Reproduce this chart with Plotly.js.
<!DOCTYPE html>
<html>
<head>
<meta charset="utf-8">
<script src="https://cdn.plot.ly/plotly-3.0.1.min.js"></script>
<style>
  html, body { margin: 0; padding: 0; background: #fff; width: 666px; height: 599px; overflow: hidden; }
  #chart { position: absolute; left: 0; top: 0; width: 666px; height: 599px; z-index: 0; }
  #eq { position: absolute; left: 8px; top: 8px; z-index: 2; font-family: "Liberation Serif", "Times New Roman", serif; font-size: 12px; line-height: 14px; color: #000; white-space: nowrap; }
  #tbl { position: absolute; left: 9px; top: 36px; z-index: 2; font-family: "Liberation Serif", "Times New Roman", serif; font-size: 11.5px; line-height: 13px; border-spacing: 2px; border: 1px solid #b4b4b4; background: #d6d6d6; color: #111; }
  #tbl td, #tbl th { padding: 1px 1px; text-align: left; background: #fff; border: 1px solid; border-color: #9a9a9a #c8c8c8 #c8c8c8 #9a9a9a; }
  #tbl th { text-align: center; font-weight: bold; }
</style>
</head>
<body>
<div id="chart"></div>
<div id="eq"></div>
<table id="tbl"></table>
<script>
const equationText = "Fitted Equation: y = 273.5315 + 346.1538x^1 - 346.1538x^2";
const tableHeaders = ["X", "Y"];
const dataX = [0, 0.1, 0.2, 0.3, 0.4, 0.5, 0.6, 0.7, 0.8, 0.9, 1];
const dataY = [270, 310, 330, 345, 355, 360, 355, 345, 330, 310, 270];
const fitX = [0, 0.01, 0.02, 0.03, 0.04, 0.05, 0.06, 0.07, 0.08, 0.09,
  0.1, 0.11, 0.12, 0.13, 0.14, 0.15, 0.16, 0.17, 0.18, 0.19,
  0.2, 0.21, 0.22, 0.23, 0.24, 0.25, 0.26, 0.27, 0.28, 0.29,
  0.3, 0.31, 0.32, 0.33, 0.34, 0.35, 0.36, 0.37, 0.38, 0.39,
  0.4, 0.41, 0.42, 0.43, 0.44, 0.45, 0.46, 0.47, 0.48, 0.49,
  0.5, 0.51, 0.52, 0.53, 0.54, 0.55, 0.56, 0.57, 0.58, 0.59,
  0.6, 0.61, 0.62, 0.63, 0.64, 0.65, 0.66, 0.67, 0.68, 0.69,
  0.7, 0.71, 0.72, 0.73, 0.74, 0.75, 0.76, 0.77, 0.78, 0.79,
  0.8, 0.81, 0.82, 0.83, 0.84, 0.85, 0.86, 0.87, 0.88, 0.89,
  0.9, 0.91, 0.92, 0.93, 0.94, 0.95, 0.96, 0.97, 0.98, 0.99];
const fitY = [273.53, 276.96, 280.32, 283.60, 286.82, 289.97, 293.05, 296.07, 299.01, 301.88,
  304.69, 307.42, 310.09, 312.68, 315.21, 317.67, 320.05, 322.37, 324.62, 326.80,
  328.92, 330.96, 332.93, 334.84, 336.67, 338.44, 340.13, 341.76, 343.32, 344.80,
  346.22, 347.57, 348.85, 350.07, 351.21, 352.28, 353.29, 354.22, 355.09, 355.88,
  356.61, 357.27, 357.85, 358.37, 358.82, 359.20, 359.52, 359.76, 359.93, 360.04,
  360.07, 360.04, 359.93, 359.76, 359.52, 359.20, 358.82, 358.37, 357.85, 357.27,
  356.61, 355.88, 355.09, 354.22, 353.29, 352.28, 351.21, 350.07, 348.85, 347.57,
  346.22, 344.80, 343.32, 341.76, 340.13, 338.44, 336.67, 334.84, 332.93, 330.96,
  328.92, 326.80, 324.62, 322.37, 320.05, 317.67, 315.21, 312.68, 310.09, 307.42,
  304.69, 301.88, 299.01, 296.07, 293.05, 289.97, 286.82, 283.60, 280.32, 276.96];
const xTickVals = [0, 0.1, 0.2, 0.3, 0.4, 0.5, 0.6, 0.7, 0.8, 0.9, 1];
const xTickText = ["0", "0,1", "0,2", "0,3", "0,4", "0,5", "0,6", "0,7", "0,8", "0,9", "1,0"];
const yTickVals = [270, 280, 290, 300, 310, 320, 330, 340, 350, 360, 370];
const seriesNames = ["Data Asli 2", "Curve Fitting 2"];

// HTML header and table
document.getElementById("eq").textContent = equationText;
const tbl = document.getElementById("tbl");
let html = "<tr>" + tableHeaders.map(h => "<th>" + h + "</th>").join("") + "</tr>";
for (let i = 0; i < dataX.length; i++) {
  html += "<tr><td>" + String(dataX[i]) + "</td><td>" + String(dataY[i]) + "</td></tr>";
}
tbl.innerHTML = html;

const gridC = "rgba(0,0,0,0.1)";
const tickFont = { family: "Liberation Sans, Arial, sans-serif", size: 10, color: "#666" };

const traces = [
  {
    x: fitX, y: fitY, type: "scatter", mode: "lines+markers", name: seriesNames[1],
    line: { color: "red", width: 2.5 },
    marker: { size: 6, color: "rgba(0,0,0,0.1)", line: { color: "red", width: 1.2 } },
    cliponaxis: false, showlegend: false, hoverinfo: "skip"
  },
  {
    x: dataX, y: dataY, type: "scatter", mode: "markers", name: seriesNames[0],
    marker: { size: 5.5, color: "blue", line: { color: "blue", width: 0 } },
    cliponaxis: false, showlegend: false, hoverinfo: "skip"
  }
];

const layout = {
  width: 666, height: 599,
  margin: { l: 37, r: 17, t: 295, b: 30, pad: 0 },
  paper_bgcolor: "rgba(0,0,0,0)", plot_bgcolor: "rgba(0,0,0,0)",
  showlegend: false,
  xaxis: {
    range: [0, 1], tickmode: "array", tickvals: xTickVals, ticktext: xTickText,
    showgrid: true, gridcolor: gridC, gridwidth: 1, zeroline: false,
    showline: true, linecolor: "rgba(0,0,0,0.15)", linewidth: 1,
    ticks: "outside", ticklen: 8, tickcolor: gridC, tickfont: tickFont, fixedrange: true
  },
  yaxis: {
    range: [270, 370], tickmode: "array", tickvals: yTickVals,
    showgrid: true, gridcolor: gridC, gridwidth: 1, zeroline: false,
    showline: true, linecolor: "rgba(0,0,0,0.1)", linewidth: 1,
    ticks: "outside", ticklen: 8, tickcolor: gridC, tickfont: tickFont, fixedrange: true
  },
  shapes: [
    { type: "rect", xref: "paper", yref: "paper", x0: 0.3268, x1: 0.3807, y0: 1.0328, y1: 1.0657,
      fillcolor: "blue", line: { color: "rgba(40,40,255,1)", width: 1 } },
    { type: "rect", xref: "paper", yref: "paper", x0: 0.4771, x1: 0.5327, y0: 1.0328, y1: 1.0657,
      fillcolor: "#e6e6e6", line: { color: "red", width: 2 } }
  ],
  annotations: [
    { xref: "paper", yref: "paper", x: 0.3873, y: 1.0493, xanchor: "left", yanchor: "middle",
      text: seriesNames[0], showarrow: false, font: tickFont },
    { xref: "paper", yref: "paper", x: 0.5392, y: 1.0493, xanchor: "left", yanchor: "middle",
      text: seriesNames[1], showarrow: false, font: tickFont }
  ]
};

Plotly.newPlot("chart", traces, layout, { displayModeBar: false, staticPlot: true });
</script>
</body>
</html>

Requirements: From the data above, gather every line that includes the word "chart".

The reply:
Reproduce this chart with Plotly.js.
  #chart { position: absolute; left: 0; top: 0; width: 666px; height: 599px; z-index: 0; }
<div id="chart"></div>
Plotly.newPlot("chart", traces, layout, { displayModeBar: false, staticPlot: true });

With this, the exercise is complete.